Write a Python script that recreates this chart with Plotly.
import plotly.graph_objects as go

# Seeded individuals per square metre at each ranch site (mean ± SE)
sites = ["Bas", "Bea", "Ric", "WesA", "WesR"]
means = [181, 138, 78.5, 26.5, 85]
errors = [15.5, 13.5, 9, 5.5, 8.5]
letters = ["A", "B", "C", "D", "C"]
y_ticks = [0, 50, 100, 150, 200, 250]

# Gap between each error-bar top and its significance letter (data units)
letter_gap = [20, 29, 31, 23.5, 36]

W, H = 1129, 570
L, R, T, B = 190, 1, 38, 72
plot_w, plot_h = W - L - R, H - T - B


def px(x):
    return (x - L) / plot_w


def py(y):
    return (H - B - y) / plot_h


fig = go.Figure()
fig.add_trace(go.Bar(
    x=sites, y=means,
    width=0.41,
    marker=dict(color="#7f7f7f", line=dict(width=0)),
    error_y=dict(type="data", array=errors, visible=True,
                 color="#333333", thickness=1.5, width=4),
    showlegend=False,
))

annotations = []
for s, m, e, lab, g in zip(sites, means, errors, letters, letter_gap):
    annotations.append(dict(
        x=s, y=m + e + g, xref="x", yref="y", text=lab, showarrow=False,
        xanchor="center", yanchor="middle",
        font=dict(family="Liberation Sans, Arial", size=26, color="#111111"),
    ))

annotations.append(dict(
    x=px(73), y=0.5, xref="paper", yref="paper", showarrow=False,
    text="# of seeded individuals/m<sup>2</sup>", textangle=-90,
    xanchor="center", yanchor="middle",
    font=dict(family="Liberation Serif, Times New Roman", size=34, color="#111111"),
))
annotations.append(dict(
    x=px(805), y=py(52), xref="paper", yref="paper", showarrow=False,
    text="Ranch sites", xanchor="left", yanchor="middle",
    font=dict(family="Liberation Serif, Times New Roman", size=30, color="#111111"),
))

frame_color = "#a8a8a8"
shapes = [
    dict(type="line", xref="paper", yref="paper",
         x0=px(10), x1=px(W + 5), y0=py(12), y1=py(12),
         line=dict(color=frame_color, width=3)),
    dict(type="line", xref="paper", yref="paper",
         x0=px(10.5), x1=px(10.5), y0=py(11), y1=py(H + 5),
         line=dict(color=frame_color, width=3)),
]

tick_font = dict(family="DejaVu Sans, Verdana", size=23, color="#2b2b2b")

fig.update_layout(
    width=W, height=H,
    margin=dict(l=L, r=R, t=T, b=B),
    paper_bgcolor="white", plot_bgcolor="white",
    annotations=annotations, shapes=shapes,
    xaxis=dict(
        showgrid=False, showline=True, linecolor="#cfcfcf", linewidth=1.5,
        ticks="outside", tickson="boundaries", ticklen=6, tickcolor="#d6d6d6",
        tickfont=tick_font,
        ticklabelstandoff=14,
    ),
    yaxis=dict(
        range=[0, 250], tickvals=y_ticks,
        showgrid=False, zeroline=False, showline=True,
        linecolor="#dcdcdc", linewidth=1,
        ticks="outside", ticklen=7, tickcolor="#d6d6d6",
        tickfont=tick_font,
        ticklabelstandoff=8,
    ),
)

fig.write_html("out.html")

- - - - -

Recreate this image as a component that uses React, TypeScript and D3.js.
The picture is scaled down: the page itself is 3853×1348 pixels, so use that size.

- - - - -

» WRITTEN REQUEST
Extract, word for word, every line beginning with the one that holds "Write a Python" and concluding with the one that holds "return (H - B - y) / plot_h". Include both of those lines.

» THE SOLUTION
Write a Python script that recreates this chart with Plotly.
import plotly.graph_objects as go

# Seeded individuals per square metre at each ranch site (mean ± SE)
sites = ["Bas", "Bea", "Ric", "WesA", "WesR"]
means = [181, 138, 78.5, 26.5, 85]
errors = [15.5, 13.5, 9, 5.5, 8.5]
letters = ["A", "B", "C", "D", "C"]
y_ticks = [0, 50, 100, 150, 200, 250]

# Gap between each error-bar top and its significance letter (data units)
letter_gap = [20, 29, 31, 23.5, 36]

W, H = 1129, 570
L, R, T, B = 190, 1, 38, 72
plot_w, plot_h = W - L - R, H - T - B


def px(x):
    return (x - L) / plot_w


def py(y):
    return (H - B - y) / plot_h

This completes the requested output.